Later that evening right after the newscast, I received a call from my good friend, the soft spoken Milton Holladay, Chief Engineer for my old radio station WCOS. That tornado took down their 400 foot tower a few blocks from Five Points at the corner of Gervais and Millwood. When I joined Milton in the middle of the twisted mess that used to be the tower, I said that I wished that I had known this and shot video of the damage. He was just as glad that I didn’t. We got the AM station back on the air within a day by using a long wire strung between two trees in the tower field and the FM on a spare antenna mounted on the top of a wooden telephone pole next to the station. Messy, but it worked until the tower was rebuilt.
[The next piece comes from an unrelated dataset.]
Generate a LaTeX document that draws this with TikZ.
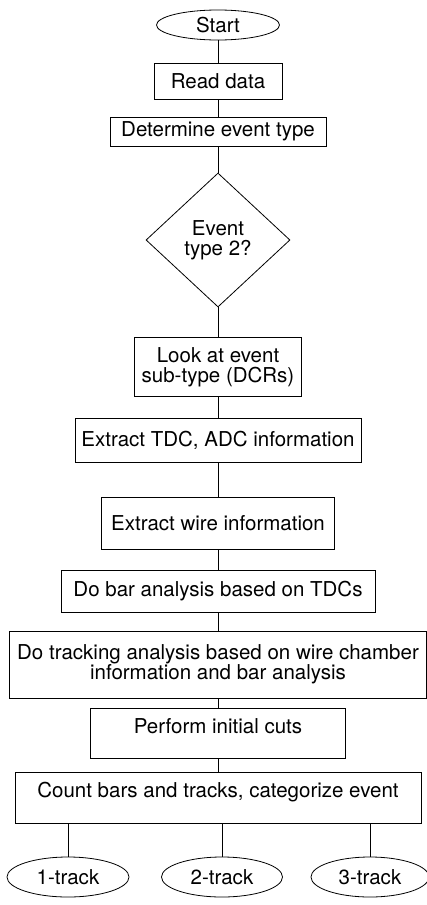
\documentclass[tikz,border=0pt]{standalone}
\usepackage{fontspec}
\setmainfont{TeX Gyre Heros}
\usetikzlibrary{shapes.geometric}
\begin{document}
\begin{tikzpicture}[x=1pt, y=-1pt, line width=0.8pt,
    every node/.style={font=\fontsize{20.5}{20}\selectfont, align=center, inner sep=0pt},
    box/.style={rectangle, draw},
    term/.style={ellipse, draw},
    onerow/.style={text height=13pt, text depth=13pt}]
      \useasboundingbox (0,0) rectangle (427,905);
      \node[term, minimum width=123pt, minimum height=30pt] (start) at (218,25) {Start};
      \node[box, minimum width=128pt, minimum height=36pt] (read) at (218,81) {Read data};
      \node[box, minimum width=216pt, minimum height=29pt] (type) at (218,131.5) {Determine event type};
      \node[diamond, draw, minimum width=144pt, minimum height=134pt] (test) at (218,240) {Event\\type 2?};
      \node[box, minimum width=167pt, minimum height=59pt] (sub) at (218,367) {Look at event\\sub-type (DCRs)};
      \node[box, minimum width=286pt, minimum height=44pt] (tdc) at (218,440) {Extract TDC, ADC information};
      \node[box, minimum width=233pt, minimum height=52pt] (wire) at (218,523) {Extract wire information};
      \node[box, minimum width=314pt, minimum height=42pt] (bar) at (218,591) {Do bar analysis based on TDCs};
      \node[box, minimum width=417pt, minimum height=67pt] (track) at (218,664.5) {Do tracking analysis based on wire chamber\\information and bar analysis};
      \node[box, onerow, minimum width=255pt, minimum height=50pt] (cuts) at (218,733) {Perform initial cuts};
      \node[box, onerow, minimum width=406pt, minimum height=51pt] (count) at (218,797.5) {Count bars and tracks, categorize event};
      \node[term, minimum width=122pt, minimum height=40pt] (one) at (68,877) {1-track};
      \node[term, minimum width=121pt, minimum height=40pt] (two) at (222,877) {2-track};
      \node[term, minimum width=118pt, minimum height=40pt] (three) at (370,877) {3-track};
      \foreach \source/\dest in {start/read, read/type, type/test, test/sub, sub/tdc, tdc/wire, wire/bar, bar/track, track/cuts, cuts/count}
        \path (\source) edge (\dest);
      \foreach \leaf in {one, two, three}
        \path (\leaf |- count.south) edge (\leaf);
\end{tikzpicture}
\end{document}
By the way, that month, I shot some video of the Carolina Clemson game the week we introduced that camera on the air. I was out there to do a live report at the end of the game. My friend Drew Stewart used in a special report that he recorded in the 90s. It can be seen on YouTube. https://www.youtube.com/watch?v=-7aORQt9u0Q

When I was at SCETV, the next big advance in broadcast camera technology came along. The Ikegami computer controlled camera. One button setup for both registration and color balance. Not only that, but the computer constantly monitored the performance of the camera and made minor adjustments all by itself.

Today, I sit here and marvel at the camera in my cell phone. It does not need to be color balanced or registered. All you need to do is point and shoot and the resulting video is so much better, cleaner and vivid than the best broadcast camera back in the day. So much so that there is an app that many broadcasters can purchase for their reporters phones to get live video back to the station from any where they might be in the world. When somebody figures out how to make a steady video out of something shot with a shaking hand, we will really have something. Oh MY!